The Umbria and Etruria were the last Cunarders to be fitted with auxiliary sails and single screw propulsion, thus they marked the end of an era.
In 1884 they were record breakers and the largest liners then in service, and were designed so that they could be easily converted into armed merchant cruisers in times of war.
On 1st November Umbria set sail on her maiden voyage from Liverpool to New York, under the command of Captain Theodore Cook.
This voyage passed without event, but by New Year 1885 the crisis in Russia had come to a head and as a precaution the government requisitioned several vessels, including the Umbria, to serve as armed merchant cruisers. This duty engaged the ship for the next six months.
The Umbria returned to commercial service in September 1885, and around this time the passenger accommodation was restructured so that there was also room for 160 intermediate passengers. On 12th April 1890 the Umbria had left New York and had been traveling for five days when it encountered the Norwegian barque Magdalena. The ship was waterlogged and drifting helplessly after suffering a collision with an iceberg. The eight man crew and Captain Gunderson were rescued and taken back to Liverpool.

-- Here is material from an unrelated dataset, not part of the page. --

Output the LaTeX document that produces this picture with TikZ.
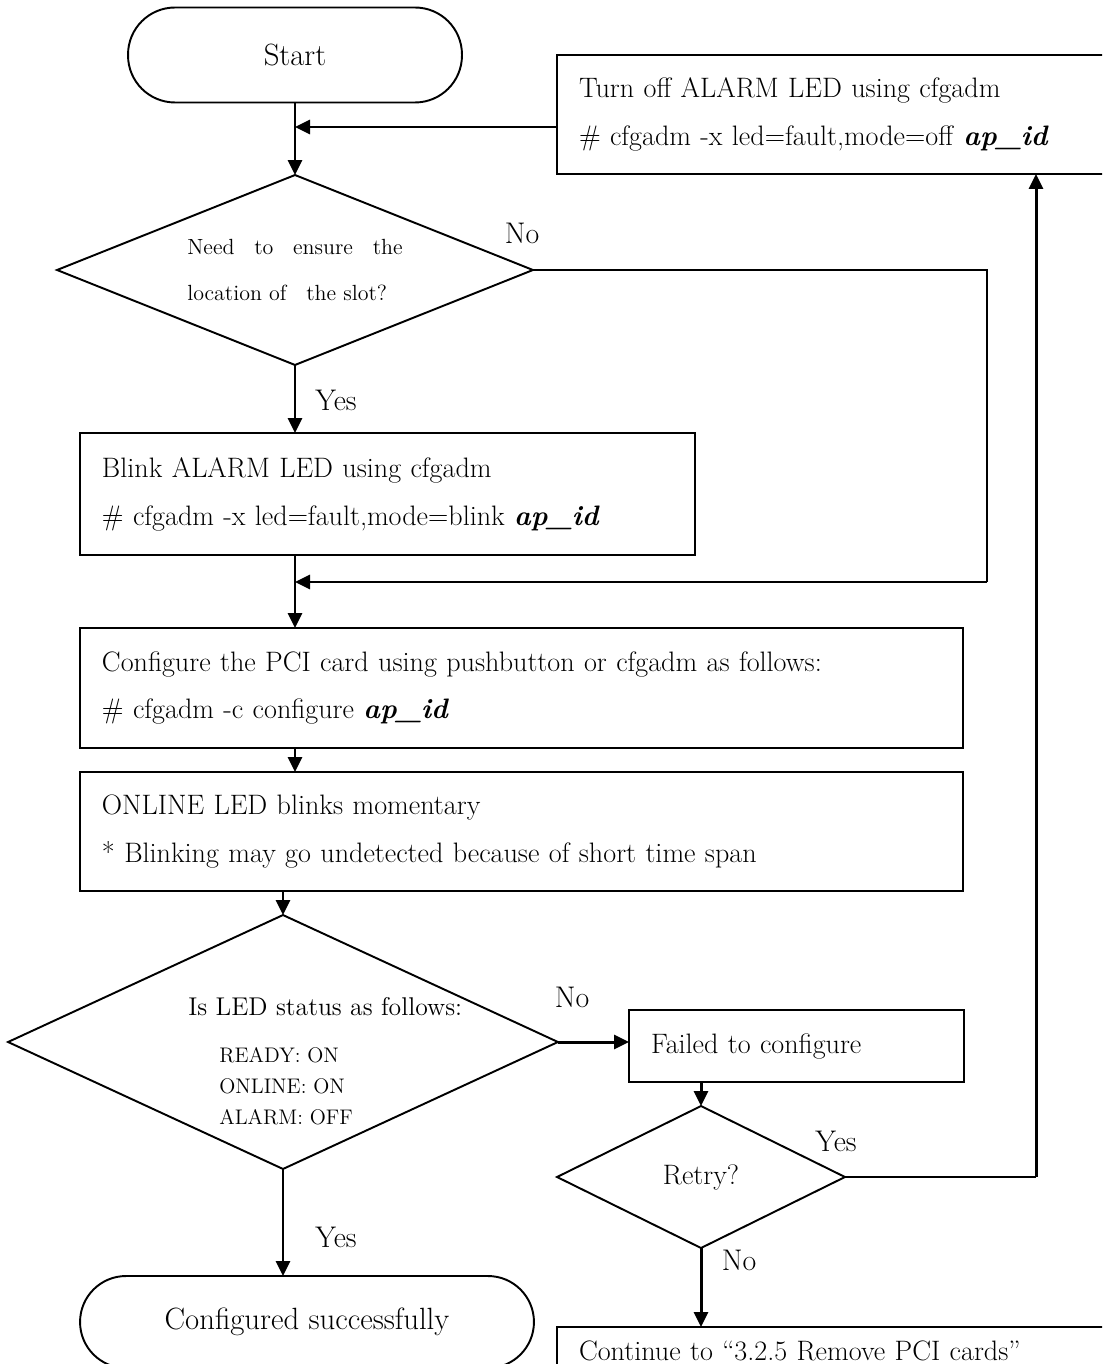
\documentclass[tikz,border=0pt]{standalone}
\usepackage{fontspec}
\usetikzlibrary{arrows.meta, positioning, shapes.geometric, calc}

\begin{document}
\begin{tikzpicture}[
    x=0.02cm, y=-0.02cm,
    font=\fontsize{16}{27.3}\selectfont,
    proc/.style={draw, line width=1.1pt, anchor=north west, align=left, inner xsep=0.44cm, inner ysep=0pt, outer sep=0pt},
    decide/.style={draw, diamond, line width=1.1pt, inner sep=0pt, outer sep=0pt, aspect=2.5},
    term/.style={draw, line width=1.1pt, rounded corners=0.94cm, minimum height=1.9cm, outer sep=0pt, font=\fontsize{17.5}{20}\selectfont},
    arrow/.style={-{Triangle[length=0.3cm, width=0.28cm]}, line width=1.7pt},
    plain/.style={line width=1.1pt},
    lbl/.style={inner sep=0pt, font=\fontsize{17}{20}\selectfont}
]
\path[use as bounding box, clip] (0,0) rectangle (1102,1364);

% Start and the loop back from the right
\node[term, minimum width=6.68cm] (start) at (295,55) {Start};
\node[proc, text width=11.12cm, minimum height=2.38cm] (turnoff) at (557,55) {Turn off ALARM LED using cfgadm\\\# cfgadm -x led=fault,mode=off \textbf{\textit{ap\_id}}};
\coordinate (j1) at (295,127);

% First question
\node[decide, minimum width=9.52cm, minimum height=3.8cm, align=left, font=\fontsize{12.5}{26.7}\selectfont] (locq) at (295,270)
    {Need\hspace{0.9em}to\hspace{0.9em}ensure\hspace{0.9em}the\\location of\hspace{0.9em}the slot?};
\node[lbl] (no1) at (522,233) {No};
\node[lbl] (yes1) at (336,400) {Yes};

\node[proc, text width=11.42cm, minimum height=2.44cm] (blink) at (80,433) {Blink ALARM LED using cfgadm\\\# cfgadm -x led=fault,mode=blink \textbf{\textit{ap\_id}}};
\coordinate (j2) at (295,582);
\coordinate (nocorner) at (987,582);

% Configure steps
\node[proc, text width=16.78cm, minimum height=2.4cm] (config) at (80,628) {Configure the PCI card using pushbutton or cfgadm as follows:\\\# cfgadm -c configure \textbf{\textit{ap\_id}}};
\node[proc, text width=16.78cm, minimum height=2.38cm] (online) at (80,772) {ONLINE LED blinks momentary\\{*} Blinking may go undetected because of short time span};

% LED check
\node[decide, minimum width=11cm, minimum height=5.08cm] (ledq) at (283,1042) {};
\node[lbl, anchor=west, font=\fontsize{14.6}{17}\selectfont] (ledhead) at (188,1007) {Is LED status as follows:};
\node[lbl, anchor=west, align=left, font=\fontsize{12}{17.7}\selectfont] (ledlist) at (219,1086) {READY: ON\\ONLINE: ON\\ALARM: OFF};
\node[lbl] (no2) at (572,997) {No};
\node[lbl] (yes3) at (336,1237) {Yes};

% Failure branch
\node[proc, text width=5.82cm, minimum height=1.44cm] (failed) at (629,1010) {Failed to configure};
\node[decide, minimum width=5.76cm, minimum height=2.84cm] (retry) at (701,1177) {Retry?};
\node[lbl] (yes2) at (836,1141) {Yes};
\node[lbl] (no3) at (739,1260) {No};
\coordinate (retcorner) at (1036,1177);
\node[proc, text width=11.12cm, minimum height=0.96cm] (cont) at (557,1327) {Continue to ``3.2.5 Remove PCI cards''};

\node[term, minimum width=9.08cm, minimum height=1.84cm, rounded corners=0.92cm] (done) at (307,1322) {Configured successfully};

% Connectors
\draw[arrow] (start.south) -- (locq.north);
\draw[arrow] (turnoff.west |- j1) -- (j1);
\draw[plain] (locq.east) -| (nocorner);
\draw[arrow] (nocorner) -- (j2);
\draw[arrow] (locq.south) -- (locq.south |- blink.north);
\draw[arrow] (j2 |- blink.south) -- (j2 |- config.north);
\draw[arrow] (j2 |- config.south) -- (j2 |- online.north);
\draw[arrow] (ledq.north |- online.south) -- (ledq.north);
\draw[arrow] (ledq.east) -- (ledq.east -| failed.west);
\draw[arrow] (retry.north |- failed.south) -- (retry.north);
\draw[plain] (retry.east) -- (retcorner);
\draw[arrow] (retcorner) -- (retcorner |- turnoff.south);
\draw[arrow] (retry.south) -- (retry.south |- cont.north);
\draw[arrow] (ledq.south) -- (ledq.south |- done.north);
\end{tikzpicture}
\end{document}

A sailing made by the Umbria, on 17th December 1892 highlighted a weakness which was to plague the vessel for the remainder of her career. Due to the propeller shaft becoming fractured in the Atlantic the ship did not reach New York until 31st December, after temporary repairs had been made. Repairs were then undertaken in New York and it was not until 4th February 1893 that the Umbria finally returned to Liverpool. It was 1st April before the ship returned to regular service.
Three years later, on 28th June 1896, the Umbria struck the wreck of the coal barge Andrew Jackson, two miles from Sandy Hook. After being pulled clear by tugs, and after the hull had been inspected by divers the ship finally left New York at 10.00pm, no serious damage having been caused. In January 1900 she was requisitioned as a Boer War transport and made two trips to South Africa. The Umbria then returned to her usual service for Cunard.
It was not until May 1903 that the ship was in the spotlight again. On 9th May a letter was received at police headquarters in New York, shortly before the Umbria was due to sail, stating that a bomb had been put on the steamship pier to be loaded on to the Umbria. After an extensive police search the bomb was located, and the 100lb of dynamite was defused by lowering it into the sea. The bomb was eventually traced to the Mafia Society in Chicago. The ship, however, only suffered a short delay.
By 1907 both the Umbria was well past her prime and technical progress had well and truly overtaken her. Later that year the Lusitania and Mauretania were due to enter service. The ship's final sailing left Liverpool on 12 February 1910. It returned to the Mersey on 4th March and was quickly sold to the Forth Ship breaking Company for £20,000 to be scrapped.